Peel and devein the shrimp. Rinse the zucchini and cherry tomatoes. Mince the garlic. Zest and juice the lemon. Roughly chop the basil leaves.

2
Make the zoodles

Using a spiralizer or vegetable peeler, create zucchini noodles (zoodles) from the zucchini. Set aside.

3
Sauté the garlic

Heat the olive oil in a large skillet over medium heat. Add the minced garlic and red pepper flakes. Sauté for 1 minute, or until fragrant.

4
Add the cherry tomatoes

Add the cherry tomatoes to the skillet. Cook for 3-4 minutes, or until the tomatoes start to soften and release their juices.

5
Add the shrimp

Add the shrimp to the skillet.
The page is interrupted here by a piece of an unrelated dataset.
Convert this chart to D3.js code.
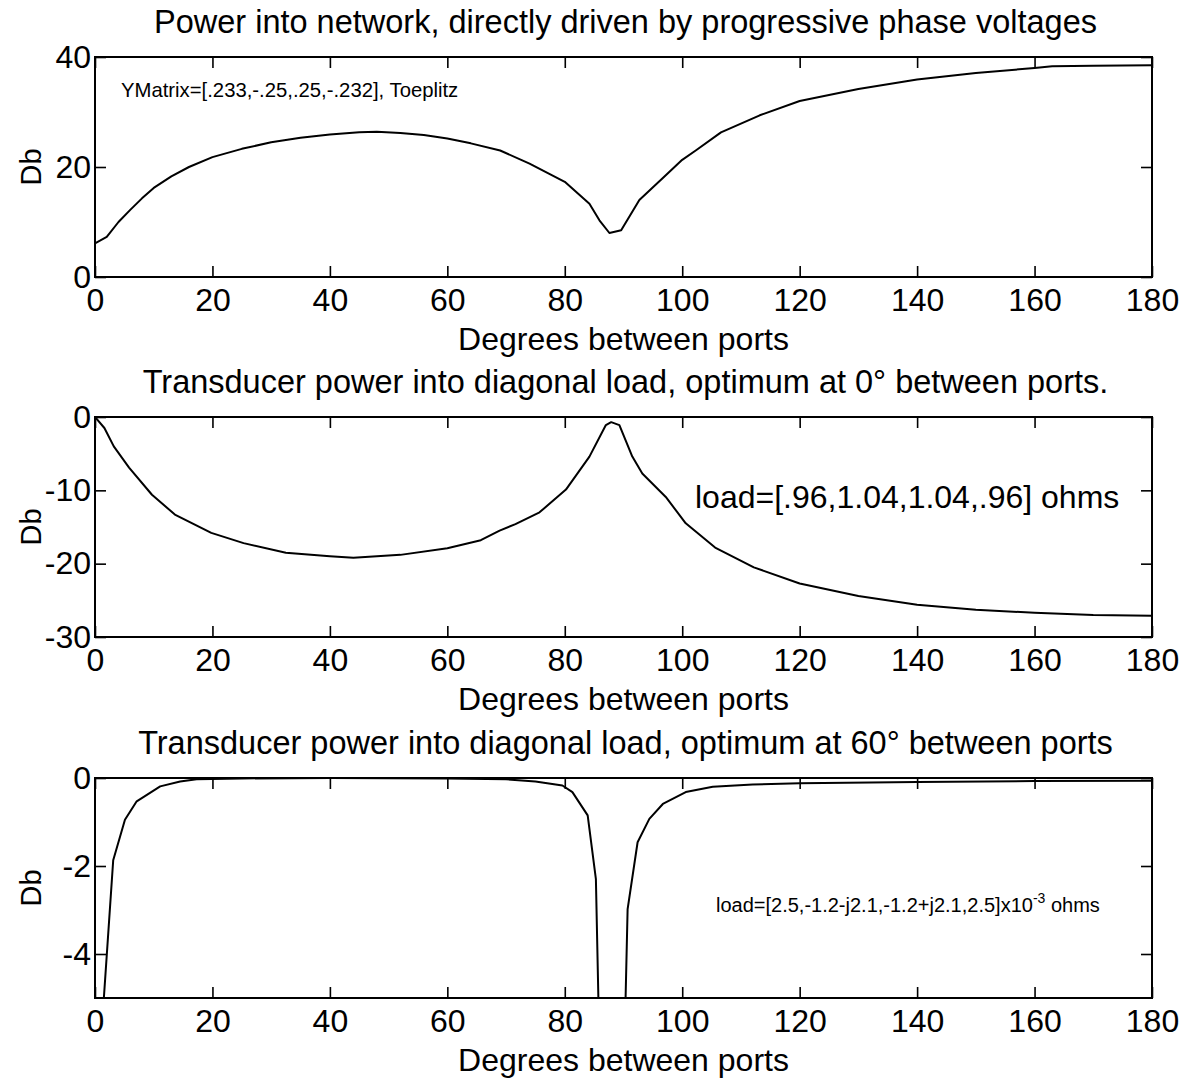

Season with salt and black pepper. Cook for 3-4 minutes, or until the shrimp are pink and cooked through.

6
Add the zoodles

Add the zucchini noodles to the skillet. Toss with the shrimp and tomatoes for 2-3 minutes, or until the zoodles are slightly softened but still crisp.

7
Add lemon and basil

Remove the skillet from the heat. Stir in the lemon zest, lemon juice, and chopped basil leaves.

8
Serve

Divide the Shrimp with Zoodles and Tomatoes among 4 serving plates. Serve hot.